### WHAT THIS TASK INVOLVES
Repeat only what lies from the line with "Recreate this image as a component" to the line with "const pairs = (ys: number[])", those two lines included, exactly as it stands; omit any images.

### INPUT
════════════════
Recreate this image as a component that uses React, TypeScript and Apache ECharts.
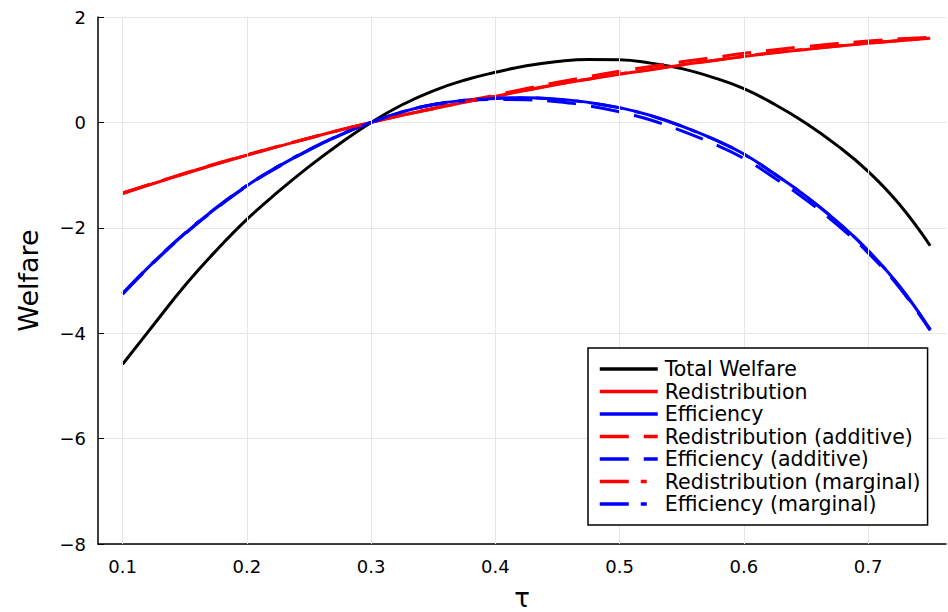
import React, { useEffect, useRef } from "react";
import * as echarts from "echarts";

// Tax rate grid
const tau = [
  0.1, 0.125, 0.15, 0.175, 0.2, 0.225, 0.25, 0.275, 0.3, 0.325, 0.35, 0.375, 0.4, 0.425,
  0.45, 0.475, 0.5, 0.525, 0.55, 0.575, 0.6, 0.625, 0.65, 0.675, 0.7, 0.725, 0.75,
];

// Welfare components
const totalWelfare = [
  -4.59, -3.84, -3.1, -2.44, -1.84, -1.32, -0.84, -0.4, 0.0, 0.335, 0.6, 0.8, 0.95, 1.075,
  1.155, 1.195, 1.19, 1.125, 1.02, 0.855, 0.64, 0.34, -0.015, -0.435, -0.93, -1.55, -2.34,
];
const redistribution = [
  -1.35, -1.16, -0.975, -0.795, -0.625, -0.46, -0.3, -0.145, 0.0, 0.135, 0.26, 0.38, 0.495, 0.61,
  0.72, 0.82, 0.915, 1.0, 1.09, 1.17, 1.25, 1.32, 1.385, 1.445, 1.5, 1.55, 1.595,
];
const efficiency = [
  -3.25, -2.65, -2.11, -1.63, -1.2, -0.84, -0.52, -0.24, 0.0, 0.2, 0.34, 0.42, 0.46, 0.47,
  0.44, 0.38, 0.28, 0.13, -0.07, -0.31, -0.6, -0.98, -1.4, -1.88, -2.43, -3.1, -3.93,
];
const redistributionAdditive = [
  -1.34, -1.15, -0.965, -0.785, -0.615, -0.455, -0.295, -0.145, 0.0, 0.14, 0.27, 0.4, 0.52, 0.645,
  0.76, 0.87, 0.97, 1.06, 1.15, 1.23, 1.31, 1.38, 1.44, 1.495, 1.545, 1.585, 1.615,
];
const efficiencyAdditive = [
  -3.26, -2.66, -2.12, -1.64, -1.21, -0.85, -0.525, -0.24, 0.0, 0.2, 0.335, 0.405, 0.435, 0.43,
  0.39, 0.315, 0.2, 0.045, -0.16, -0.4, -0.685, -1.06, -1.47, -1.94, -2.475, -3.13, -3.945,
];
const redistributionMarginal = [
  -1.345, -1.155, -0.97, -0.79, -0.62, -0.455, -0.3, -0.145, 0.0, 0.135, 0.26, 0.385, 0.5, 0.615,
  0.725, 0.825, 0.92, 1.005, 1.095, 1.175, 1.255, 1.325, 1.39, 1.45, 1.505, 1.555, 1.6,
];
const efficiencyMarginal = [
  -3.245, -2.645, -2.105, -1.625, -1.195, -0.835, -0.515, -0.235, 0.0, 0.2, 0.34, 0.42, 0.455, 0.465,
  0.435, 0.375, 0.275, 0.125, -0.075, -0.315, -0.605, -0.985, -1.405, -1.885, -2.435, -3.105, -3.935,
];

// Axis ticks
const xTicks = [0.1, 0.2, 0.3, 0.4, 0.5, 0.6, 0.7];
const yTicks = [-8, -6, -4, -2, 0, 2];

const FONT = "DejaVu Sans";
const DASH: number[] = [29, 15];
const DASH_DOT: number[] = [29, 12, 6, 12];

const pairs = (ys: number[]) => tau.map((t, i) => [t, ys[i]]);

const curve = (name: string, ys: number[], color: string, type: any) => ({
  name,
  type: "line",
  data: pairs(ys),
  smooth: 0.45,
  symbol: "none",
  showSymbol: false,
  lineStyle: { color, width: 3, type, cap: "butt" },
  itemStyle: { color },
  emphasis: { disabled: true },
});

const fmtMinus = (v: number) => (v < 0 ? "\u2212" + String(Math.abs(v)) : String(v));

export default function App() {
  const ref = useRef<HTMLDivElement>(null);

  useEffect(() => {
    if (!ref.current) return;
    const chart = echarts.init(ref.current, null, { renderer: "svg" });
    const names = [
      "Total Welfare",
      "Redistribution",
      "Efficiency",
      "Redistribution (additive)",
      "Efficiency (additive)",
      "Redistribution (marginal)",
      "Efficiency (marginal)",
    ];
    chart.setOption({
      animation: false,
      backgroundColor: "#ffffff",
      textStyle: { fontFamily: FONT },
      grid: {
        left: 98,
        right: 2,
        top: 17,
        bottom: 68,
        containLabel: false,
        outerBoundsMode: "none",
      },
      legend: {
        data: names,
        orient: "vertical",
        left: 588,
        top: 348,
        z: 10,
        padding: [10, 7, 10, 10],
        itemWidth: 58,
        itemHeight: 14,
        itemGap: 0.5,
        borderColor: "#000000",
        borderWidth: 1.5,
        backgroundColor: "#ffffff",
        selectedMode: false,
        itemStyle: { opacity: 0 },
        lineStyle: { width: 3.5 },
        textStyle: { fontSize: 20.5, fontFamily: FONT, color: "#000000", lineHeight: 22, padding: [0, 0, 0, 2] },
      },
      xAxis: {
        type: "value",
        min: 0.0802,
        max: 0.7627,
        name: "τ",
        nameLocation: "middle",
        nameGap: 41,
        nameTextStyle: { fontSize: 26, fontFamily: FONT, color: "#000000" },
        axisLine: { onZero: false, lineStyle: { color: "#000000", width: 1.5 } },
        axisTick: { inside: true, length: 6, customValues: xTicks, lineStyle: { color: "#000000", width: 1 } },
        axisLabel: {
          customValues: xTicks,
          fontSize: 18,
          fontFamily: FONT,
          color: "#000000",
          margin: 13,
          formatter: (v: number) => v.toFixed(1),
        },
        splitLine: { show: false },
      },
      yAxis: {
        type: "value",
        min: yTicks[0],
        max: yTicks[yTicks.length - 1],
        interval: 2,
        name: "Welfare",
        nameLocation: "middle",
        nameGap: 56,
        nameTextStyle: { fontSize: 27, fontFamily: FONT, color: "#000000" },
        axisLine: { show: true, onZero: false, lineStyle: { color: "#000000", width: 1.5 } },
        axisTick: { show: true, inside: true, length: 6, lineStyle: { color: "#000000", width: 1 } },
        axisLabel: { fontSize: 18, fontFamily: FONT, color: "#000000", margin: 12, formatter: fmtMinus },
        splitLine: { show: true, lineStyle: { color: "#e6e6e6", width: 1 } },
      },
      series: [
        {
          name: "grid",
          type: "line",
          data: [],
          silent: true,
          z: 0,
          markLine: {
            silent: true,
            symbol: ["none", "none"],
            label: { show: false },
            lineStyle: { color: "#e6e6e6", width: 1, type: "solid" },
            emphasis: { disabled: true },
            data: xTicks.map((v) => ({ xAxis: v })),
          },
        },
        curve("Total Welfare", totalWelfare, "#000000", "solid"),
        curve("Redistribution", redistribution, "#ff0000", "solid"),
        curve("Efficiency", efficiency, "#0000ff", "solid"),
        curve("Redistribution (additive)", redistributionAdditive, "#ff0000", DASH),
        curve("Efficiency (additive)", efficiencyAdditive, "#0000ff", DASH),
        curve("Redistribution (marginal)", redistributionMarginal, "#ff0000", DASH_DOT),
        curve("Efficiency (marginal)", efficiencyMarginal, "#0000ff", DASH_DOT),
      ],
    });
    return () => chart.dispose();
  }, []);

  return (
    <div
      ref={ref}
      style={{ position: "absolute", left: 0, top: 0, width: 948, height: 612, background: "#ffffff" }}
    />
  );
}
════════════════
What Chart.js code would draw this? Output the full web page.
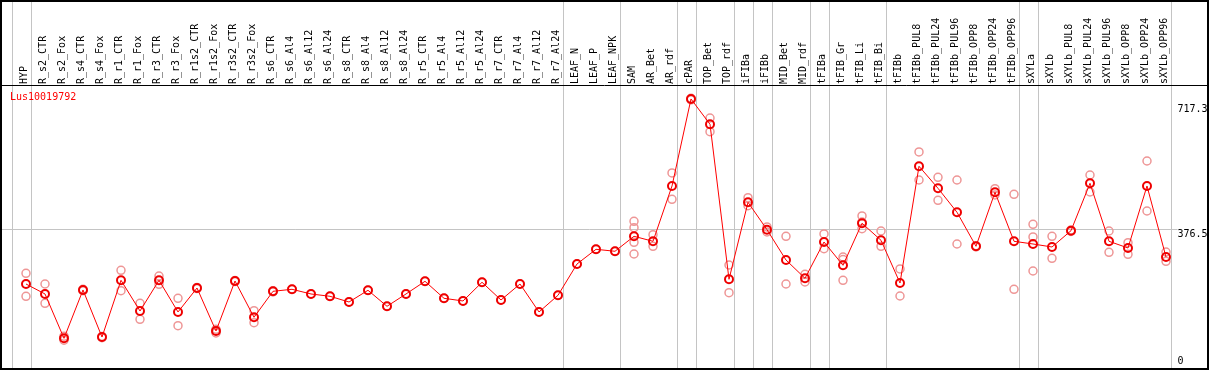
════════════════
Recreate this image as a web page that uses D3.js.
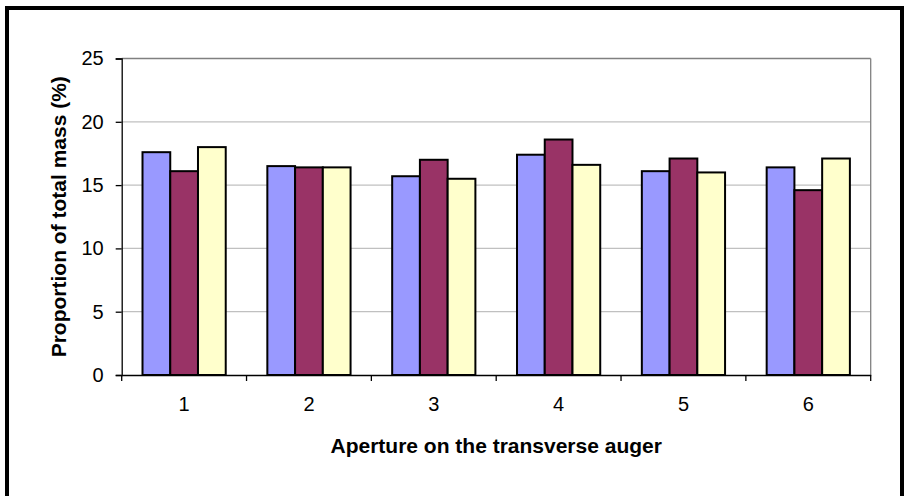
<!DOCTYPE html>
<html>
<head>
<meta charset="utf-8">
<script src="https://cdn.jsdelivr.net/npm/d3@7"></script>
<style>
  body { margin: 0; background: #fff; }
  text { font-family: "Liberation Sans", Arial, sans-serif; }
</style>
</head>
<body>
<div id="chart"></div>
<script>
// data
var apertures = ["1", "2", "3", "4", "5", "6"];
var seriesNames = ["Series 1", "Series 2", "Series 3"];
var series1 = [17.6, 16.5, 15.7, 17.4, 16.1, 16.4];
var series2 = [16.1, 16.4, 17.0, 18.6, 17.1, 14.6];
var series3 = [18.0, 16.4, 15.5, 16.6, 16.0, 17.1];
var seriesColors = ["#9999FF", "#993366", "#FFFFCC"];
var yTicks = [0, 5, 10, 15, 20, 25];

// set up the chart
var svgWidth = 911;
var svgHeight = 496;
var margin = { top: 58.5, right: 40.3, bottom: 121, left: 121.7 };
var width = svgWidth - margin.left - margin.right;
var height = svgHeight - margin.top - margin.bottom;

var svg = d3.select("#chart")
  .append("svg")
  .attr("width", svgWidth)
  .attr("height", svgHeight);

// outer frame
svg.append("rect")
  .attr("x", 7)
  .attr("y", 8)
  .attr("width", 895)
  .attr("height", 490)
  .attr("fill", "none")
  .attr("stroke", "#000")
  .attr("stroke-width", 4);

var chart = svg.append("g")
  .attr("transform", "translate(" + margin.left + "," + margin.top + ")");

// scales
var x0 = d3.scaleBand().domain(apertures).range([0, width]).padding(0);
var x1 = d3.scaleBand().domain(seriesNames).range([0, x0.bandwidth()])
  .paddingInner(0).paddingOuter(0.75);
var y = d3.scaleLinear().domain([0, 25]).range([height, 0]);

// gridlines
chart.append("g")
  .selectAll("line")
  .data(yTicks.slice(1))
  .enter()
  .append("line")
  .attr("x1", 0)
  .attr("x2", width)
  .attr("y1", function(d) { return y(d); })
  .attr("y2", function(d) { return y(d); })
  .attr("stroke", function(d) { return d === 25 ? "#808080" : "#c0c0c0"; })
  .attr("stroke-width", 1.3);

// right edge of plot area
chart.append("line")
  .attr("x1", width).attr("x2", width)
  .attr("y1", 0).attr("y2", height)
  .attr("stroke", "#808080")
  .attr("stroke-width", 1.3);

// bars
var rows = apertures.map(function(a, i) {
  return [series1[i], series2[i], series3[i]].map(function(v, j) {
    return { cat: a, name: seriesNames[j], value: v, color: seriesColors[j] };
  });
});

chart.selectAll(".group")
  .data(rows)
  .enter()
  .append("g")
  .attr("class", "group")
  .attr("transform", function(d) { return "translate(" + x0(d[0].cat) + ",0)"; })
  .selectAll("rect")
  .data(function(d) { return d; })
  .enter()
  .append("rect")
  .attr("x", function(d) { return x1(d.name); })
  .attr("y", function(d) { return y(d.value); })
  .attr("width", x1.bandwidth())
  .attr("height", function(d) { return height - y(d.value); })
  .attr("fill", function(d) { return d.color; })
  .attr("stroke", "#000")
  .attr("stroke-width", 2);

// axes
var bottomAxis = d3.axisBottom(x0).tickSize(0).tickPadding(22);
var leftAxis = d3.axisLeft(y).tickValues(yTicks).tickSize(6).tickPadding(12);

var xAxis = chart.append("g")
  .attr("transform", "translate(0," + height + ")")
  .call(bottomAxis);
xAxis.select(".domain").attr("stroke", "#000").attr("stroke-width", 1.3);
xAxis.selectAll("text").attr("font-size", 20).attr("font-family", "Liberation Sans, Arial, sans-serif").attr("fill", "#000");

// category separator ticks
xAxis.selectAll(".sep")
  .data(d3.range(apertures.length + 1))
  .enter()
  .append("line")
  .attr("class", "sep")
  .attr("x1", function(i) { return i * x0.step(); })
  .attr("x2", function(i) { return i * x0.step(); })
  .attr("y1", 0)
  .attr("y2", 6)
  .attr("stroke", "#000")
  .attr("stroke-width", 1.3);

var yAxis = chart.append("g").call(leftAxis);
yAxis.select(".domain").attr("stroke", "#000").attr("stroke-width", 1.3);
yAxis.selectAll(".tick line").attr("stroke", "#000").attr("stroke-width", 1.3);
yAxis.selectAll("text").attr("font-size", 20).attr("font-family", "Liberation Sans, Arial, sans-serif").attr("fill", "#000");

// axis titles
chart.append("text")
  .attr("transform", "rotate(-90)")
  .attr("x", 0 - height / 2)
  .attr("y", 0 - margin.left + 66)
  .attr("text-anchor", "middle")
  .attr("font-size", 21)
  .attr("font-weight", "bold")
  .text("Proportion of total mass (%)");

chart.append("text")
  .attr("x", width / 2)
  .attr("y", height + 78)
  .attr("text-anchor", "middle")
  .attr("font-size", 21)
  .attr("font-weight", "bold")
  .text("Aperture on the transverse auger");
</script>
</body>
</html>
════════════════
### WRITTEN RESPONSE
Recreate this image as a component that uses React, TypeScript and Apache ECharts.
import React, { useEffect, useRef } from "react";
import * as echarts from "echarts";

// Tax rate grid
const tau = [
  0.1, 0.125, 0.15, 0.175, 0.2, 0.225, 0.25, 0.275, 0.3, 0.325, 0.35, 0.375, 0.4, 0.425,
  0.45, 0.475, 0.5, 0.525, 0.55, 0.575, 0.6, 0.625, 0.65, 0.675, 0.7, 0.725, 0.75,
];

// Welfare components
const totalWelfare = [
  -4.59, -3.84, -3.1, -2.44, -1.84, -1.32, -0.84, -0.4, 0.0, 0.335, 0.6, 0.8, 0.95, 1.075,
  1.155, 1.195, 1.19, 1.125, 1.02, 0.855, 0.64, 0.34, -0.015, -0.435, -0.93, -1.55, -2.34,
];
const redistribution = [
  -1.35, -1.16, -0.975, -0.795, -0.625, -0.46, -0.3, -0.145, 0.0, 0.135, 0.26, 0.38, 0.495, 0.61,
  0.72, 0.82, 0.915, 1.0, 1.09, 1.17, 1.25, 1.32, 1.385, 1.445, 1.5, 1.55, 1.595,
];
const efficiency = [
  -3.25, -2.65, -2.11, -1.63, -1.2, -0.84, -0.52, -0.24, 0.0, 0.2, 0.34, 0.42, 0.46, 0.47,
  0.44, 0.38, 0.28, 0.13, -0.07, -0.31, -0.6, -0.98, -1.4, -1.88, -2.43, -3.1, -3.93,
];
const redistributionAdditive = [
  -1.34, -1.15, -0.965, -0.785, -0.615, -0.455, -0.295, -0.145, 0.0, 0.14, 0.27, 0.4, 0.52, 0.645,
  0.76, 0.87, 0.97, 1.06, 1.15, 1.23, 1.31, 1.38, 1.44, 1.495, 1.545, 1.585, 1.615,
];
const efficiencyAdditive = [
  -3.26, -2.66, -2.12, -1.64, -1.21, -0.85, -0.525, -0.24, 0.0, 0.2, 0.335, 0.405, 0.435, 0.43,
  0.39, 0.315, 0.2, 0.045, -0.16, -0.4, -0.685, -1.06, -1.47, -1.94, -2.475, -3.13, -3.945,
];
const redistributionMarginal = [
  -1.345, -1.155, -0.97, -0.79, -0.62, -0.455, -0.3, -0.145, 0.0, 0.135, 0.26, 0.385, 0.5, 0.615,
  0.725, 0.825, 0.92, 1.005, 1.095, 1.175, 1.255, 1.325, 1.39, 1.45, 1.505, 1.555, 1.6,
];
const efficiencyMarginal = [
  -3.245, -2.645, -2.105, -1.625, -1.195, -0.835, -0.515, -0.235, 0.0, 0.2, 0.34, 0.42, 0.455, 0.465,
  0.435, 0.375, 0.275, 0.125, -0.075, -0.315, -0.605, -0.985, -1.405, -1.885, -2.435, -3.105, -3.935,
];

// Axis ticks
const xTicks = [0.1, 0.2, 0.3, 0.4, 0.5, 0.6, 0.7];
const yTicks = [-8, -6, -4, -2, 0, 2];

const FONT = "DejaVu Sans";
const DASH: number[] = [29, 15];
const DASH_DOT: number[] = [29, 12, 6, 12];

const pairs = (ys: number[]) => tau.map((t, i) => [t, ys[i]]);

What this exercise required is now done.